Wednesday, January 10, 2018
Sami Ahmed (J.D. 2017, Yale), Cryptocurrency & Robots: How to Tax and Pay Tax on Them, 68 S.C. L. Rev. ___ (2018):
New technologies, such as blockchain, cryptocurrency (e.g., Bitcoin), and artificial intelligence are rapidly changing how transactions occur in the United States. While scholars have started to examine how a number of areas of law should adapt, very little work has been done on what these changes mean for taxation. Yet these developments could have a huge impact on tax revenues. For example, some approaches to taxing transactions using cryptocurrency could result in these transactions being conducted abroad, beyond the reach of the U.S. taxing authorities. And if robots replace large segments of the labor force, this could drastically shrink federal and state income tax bases.
The approach to taxing new technologies is a careful balance of capturing value and not disincentivizing growth. For example, if governments decide to levy a “robot tax” to replace revenues the income tax is no longer generating, they may accidentally stifle innovation in that jurisdiction.

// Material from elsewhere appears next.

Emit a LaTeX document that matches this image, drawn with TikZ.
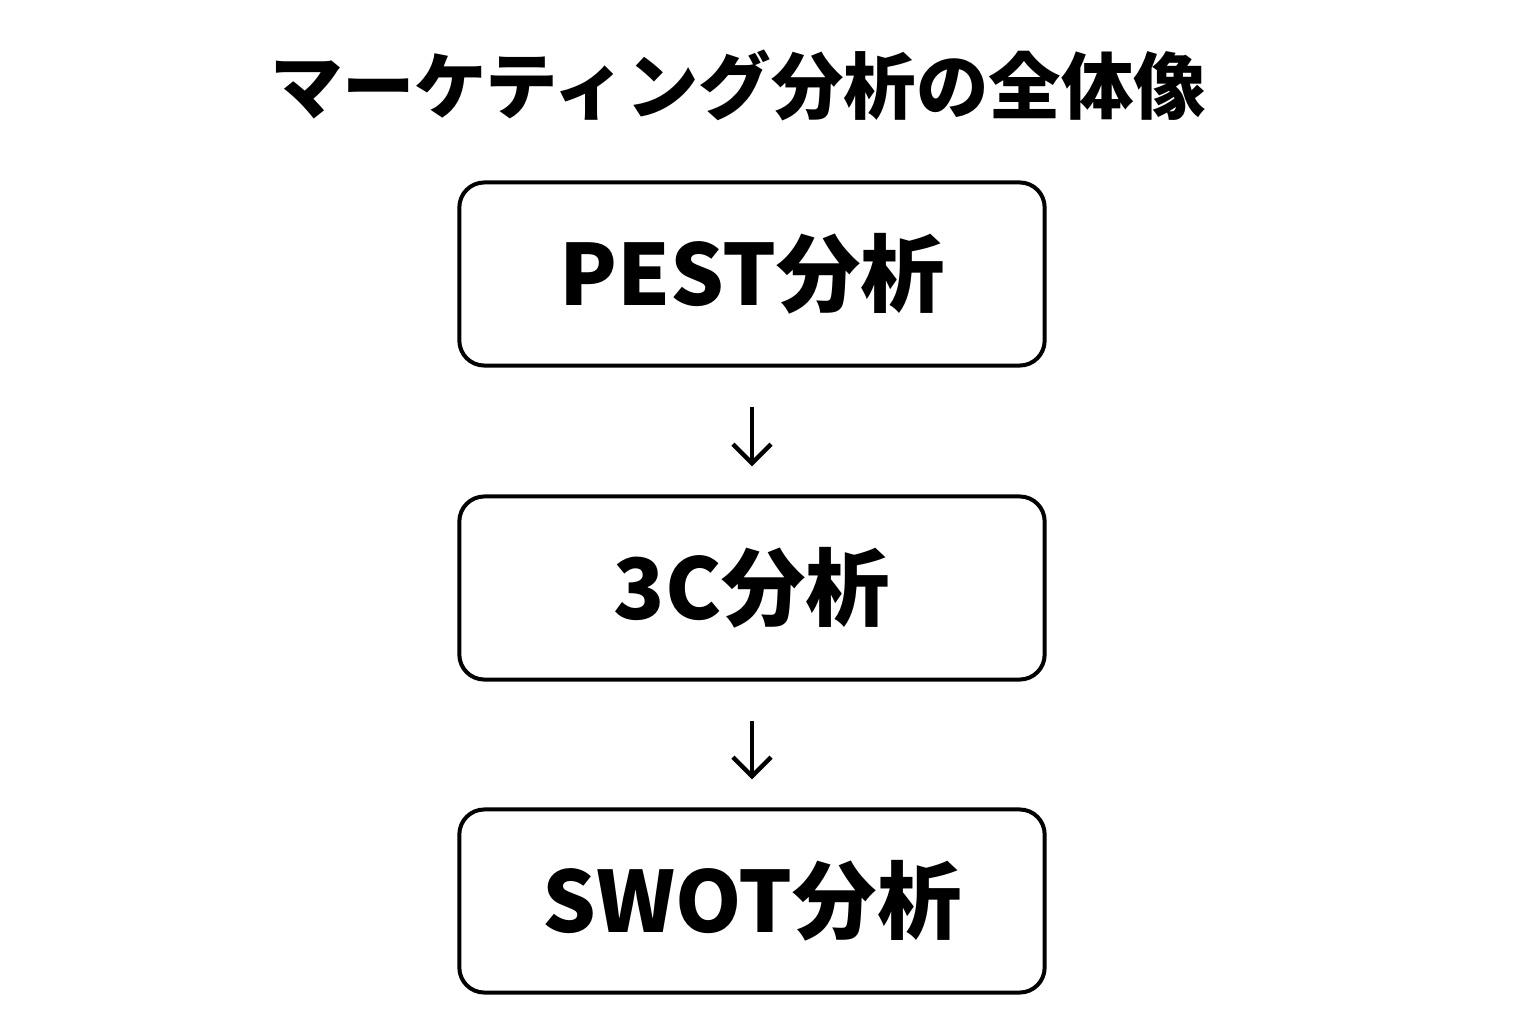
\documentclass[tikz,border=0pt]{standalone}
\usepackage{fontspec}
\setmainfont{Noto Sans CJK JP}
\usetikzlibrary{positioning,arrows.meta}

\begin{document}
\begin{tikzpicture}[
    x=0.01cm, y=-0.01cm,
    stage/.style ={
        draw=black,
        line width=0.04cm,
        rounded corners=0.25cm,
        minimum width=5.85cm,
        minimum height=1.83cm,
        font=\fontsize{24}{29}\selectfont\bfseries
    },
    flow/.style ={
        -{Straight Barb[length=0.19cm,width=0.38cm,line width=0.045cm]},
        line width=0.045cm,
        shorten <=0.39cm,
        shorten >=0.28cm
    }
    ]
    \useasboundingbox (0,0) rectangle (1536,1024);

    \node[font=\fontsize{20.6}{25}\selectfont\bfseries] (title) at (738,85) {マーケティング分析の全体像};
    \node[stage] (pest) at (752,274) {PEST分析};
    \node[stage] (threec) at (752,588) {3C分析};
    \node[stage] (swot) at (752,901) {SWOT分析};

    \foreach \src/ \dst in {pest/threec, threec/swot}
        \draw[flow] (\src) -- (\dst);
\end{tikzpicture}
\end{document}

At the same time, these new technologies also provide tools that governments can harness to levy taxes far more effectively than they currently do. For example, using blockchain technology to track the history of income and company shares allows for the potential of an integrated tax system, which combines the currently separate corporate and personal taxes into one unified taxation regime. The effects of this transition are a removal of many distortions and behavioral inefficiencies.
Just because technology can be used to levy taxes far more creatively does not mean that it should be. But given the rapid rate at which technological change is occurring, governments cannot afford to sit back and make these decisions by inertia. Rather, the main argument of this is that governments should: (i) recognize and adapt to shifting tax bases; and (ii) use technology such as blockchain to better target the populations and behaviors desired to be taxed. The paper recommends specific examples of how to better tax and use technologies, such as blockchain, to reform current taxation schemes.
There is also ample discussion of whether cryptocurrency will be regulated as a security (as per the Howey test and recent SEC enforcement actions), a discussion of foreign jurisdictions' approaches to cryptocurrency regulation and taxation, and recommendations to the SEC and IRS on how they should adjust their taxation of cryptocurrency.